Nesse mundinho já ficou institucionalizado que todo e qualquer assunto precisa de uma explicação que a justifique.
Se esse comportamento antes era restrito a áreas onde a formalidade impera, como no ramo da advocacia ou engenharia, hoje a mania de explicação está disseminada em todo tipo de negócio, mesmo aqueles onde a subjetividade deveria se sobrepor.
É o caso da minha área de atuação, a propaganda.
Na rotina atual de uma agência de propaganda, a divisão do tempo empregado está mais ou menos assim: 5% para a criação de idéias e 95% para justificativas e reavaliações.
Se de um lado pouca energia é empregada em inovação, gastamos uma Itaipu diária em encontrar explicações tangíveis para sustentar a mínima idéia junto ao cliente.

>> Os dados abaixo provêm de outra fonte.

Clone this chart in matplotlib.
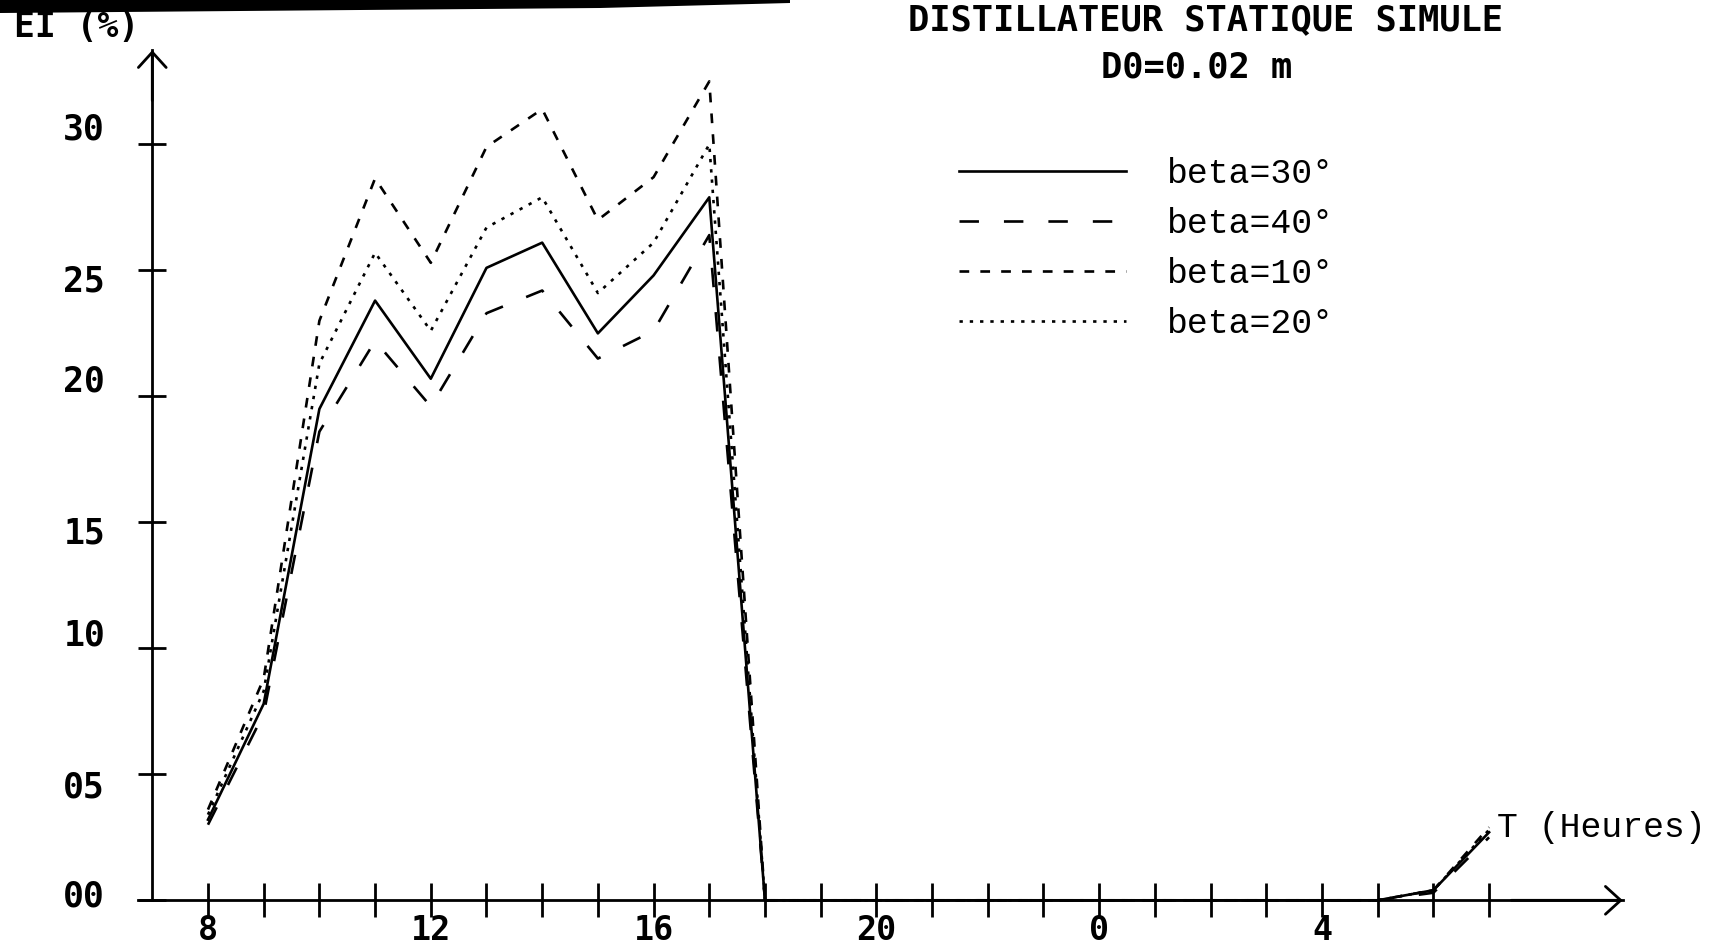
import matplotlib
matplotlib.use("Agg")
import matplotlib.pyplot as plt
from matplotlib.patches import Polygon
from matplotlib.transforms import ScaledTranslation

plt.rcParams['lines.scale_dashes'] = False
plt.rcParams['font.family'] = ['DejaVu Sans Mono', 'DejaVu Sans']
plt.rcParams['font.weight'] = 'bold'

# ---- data: hourly efficiency (%) from 8h to 7h next morning ----
hours = [8, 9, 10, 11, 12, 13, 14, 15, 16, 17, 18, 19, 20, 21, 22, 23,
         24, 25, 26, 27, 28, 29, 30, 31]
beta30 = [3.2, 7.8, 19.5, 23.8, 20.7, 25.1, 26.1, 22.5, 24.8, 27.9, 0.0, 0.0,
          0.0, 0.0, 0.0, 0.0, 0.0, 0.0, 0.0, 0.0, 0.0, 0.0, 0.4, 2.7]
beta40 = [3.0, 7.4, 18.6, 22.2, 19.6, 23.3, 24.2, 21.5, 22.6, 26.4, 0.0, 0.0,
          0.0, 0.0, 0.0, 0.0, 0.0, 0.0, 0.0, 0.0, 0.0, 0.0, 0.3, 2.5]
beta10 = [3.6, 8.8, 23.0, 28.65, 25.3, 29.9, 31.4, 27.0, 28.7, 32.5, 0.0, 0.0,
          0.0, 0.0, 0.0, 0.0, 0.0, 0.0, 0.0, 0.0, 0.0, 0.0, 0.4, 2.9]
beta20 = [3.4, 8.3, 21.3, 25.7, 22.6, 26.7, 27.9, 24.1, 26.1, 30.0, 0.0, 0.0,
          0.0, 0.0, 0.0, 0.0, 0.0, 0.0, 0.0, 0.0, 0.0, 0.0, 0.4, 2.8]
series_labels = ['beta=30°', 'beta=40°', 'beta=10°', 'beta=20°']

x_label_hours = [8, 12, 16, 20, 24, 28]
x_label_text = ['8', '12', '16', '20', '0', '4']
y_ticks = [0, 5, 10, 15, 20, 25, 30]
y_tick_text = ['00', '05', '10', '15', '20', '25', '30']

title = 'DISTILLATEUR STATIQUE SIMULE'
subtitle = 'D0=0.02 m'
y_name = 'EI (%)'
x_name = 'T (Heures)'

# ---- figure ----
W, H, DPI = 1710, 947, 100
fig = plt.figure(figsize=(W / DPI, H / DPI), dpi=DPI, facecolor='white')
ax = fig.add_axes([0, 0, 1, 1])
ax.patch.set_visible(False)
ax.set_xlim(4.266, 34.966)
ax.set_ylim(-1.853, 35.73)

styles = [
    dict(linestyle='-'),
    dict(linestyle=(0, (14, 18))),
    dict(linestyle=(0, (7, 8))),
    dict(linestyle=(0, (2.4, 5))),
]
data = [beta30, beta40, beta10, beta20]
handles = []
for vals, st, lab in zip(data, styles, series_labels):
    ln, = ax.plot(hours, vals, color='black', lw=1.9, label=lab, **st)
    handles.append(ln)

# ---- axes drawn as arrows through the origin ----
x_axis_start, x_axis_end = 6.75, 33.4
y_axis_x, y_axis_top = 7, 33.74
for side in ['top', 'right']:
    ax.spines[side].set_visible(False)
ax.spines['left'].set_position(('data', y_axis_x))
ax.spines['left'].set_bounds(0, y_axis_top)
ax.spines['bottom'].set_position(('data', 0))
ax.spines['bottom'].set_bounds(x_axis_start, x_axis_end)
for side in ['left', 'bottom']:
    ax.spines[side].set_linewidth(2.0)

arrow_kw = dict(arrowstyle='->,head_length=0.55,head_width=0.5', lw=2.0,
                color='black', shrinkA=0, shrinkB=0, mutation_scale=20)
ax.annotate('', xy=(y_axis_x, y_axis_top), xytext=(y_axis_x, y_axis_top - 2),
            arrowprops=arrow_kw)
ax.annotate('', xy=(x_axis_end, 0), xytext=(x_axis_end - 2, 0),
            arrowprops=arrow_kw)

# ---- ticks ----
ax.set_xticks(hours)
ax.set_xticklabels([x_label_text[x_label_hours.index(h)] if h in x_label_hours else ''
                    for h in hours])
ax.tick_params(axis='x', direction='inout', length=24, width=2.0, pad=-2,
               labelsize=24)
ax.set_yticks(y_ticks)
ax.set_yticklabels(y_tick_text)
ax.tick_params(axis='y', direction='inout', length=20, width=2.0, pad=24,
               labelsize=25)
# plotter-style vertical placement of the y labels (pixels, up positive)
y_label_shift = [7, -10, 16, -8, 18, -8, 18]
for lbl, dy in zip(ax.get_yticklabels(), y_label_shift):
    lbl.set_transform(lbl.get_transform() + ScaledTranslation(0, dy / DPI, fig.dpi_scale_trans))

# ---- texts ----
fig.text(1206 / W, 1 - 20 / H, title, ha='center', va='center', fontsize=25.5,
         weight='bold')
fig.text(1197 / W, 1 - 67 / H, subtitle, ha='center', va='center', fontsize=25.5,
         weight='bold')
fig.text(14 / W, 1 - 27 / H, y_name, ha='left', va='center', fontsize=25,
         weight='bold')
fig.text(1497 / W, 1 - 827 / H, x_name, ha='left', va='center', fontsize=25,
         family='Liberation Mono', weight='normal')

ax.legend(handles=handles, loc='upper left',
          bbox_to_anchor=(959 / W, 1 - 157 / H), bbox_transform=fig.transFigure,
          frameon=False, prop=dict(family='Liberation Mono', size=25, weight='normal'),
          handlelength=4.8, handletextpad=1.2, labelspacing=0.49,
          borderpad=0, borderaxespad=0)

# dark edge along the top of the sheet
fig.patches.append(Polygon([(0, 1), (790 / W, 1), (790 / W, 1 - 3 / H),
                            (600 / W, 1 - 8 / H), (0, 1 - 13 / H)],
                           closed=True, transform=fig.transFigure,
                           facecolor='black', edgecolor='none', zorder=10))

fig.savefig('out.png', dpi=DPI, facecolor='white')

O que reflete a incapacidade das pessoas de tomarem decisões sem atribuir a outrem a responsabilidade por elas.
O bom e velho feeling, que nos tempos românticos eram bons guias para tomadas de decisões, hoje foram substituídos pelos achismos cientificamente provados dos institutos de pesquisa.
O que não significa que deixemos à mercê deles a decisão final. As pesquisas servem para apoiar preferências, mas nunca para desdizê-las. Nesse caso é melhor pesquisar de novo, pois "algo deve ter saído errado".
Fico imaginando se essa moda ultrapassar os portões corporativos e se inserir no comportamento social de maneira generalizada.
Simples propostas como um convite para ir ao teatro ou ao cinema exigirão a montagem de Power Points apontando as vantagens e desvantagens de cada uma para o convidado.
Nenhum filho torcerá mais por um time influenciado por um pai ou um tio mais fanático. Daqui para frente os garotinhos serão submetidos a análises profundas sobre as razões para torcer para essa ou aquela agremiação.
Se apaixonar então, será ainda mais complicado. Somente após uma análise fria envolvendo variáveis como personalidade, histórico, pontos em comum e outras particularidades do casal é que se poderá avaliar a potencialidade de uma união amorosa.Até para juntar os trapinhos sem oficialização será melhor que os casais contratem um consultor, ainda que de segunda linha.
O risco é que o mundo se transforme numa imensa Alemanha ou Japão, com regras cada vez mais rígidas suplantando a espontaneidade, a criatividade, o improviso.
Um mundo mais orquestra sinfônica e menos jam sessions.
Nada contra música clássica, mas hoje, mais do que nunca, estamos de saco cheio da previsibilidade das partituras.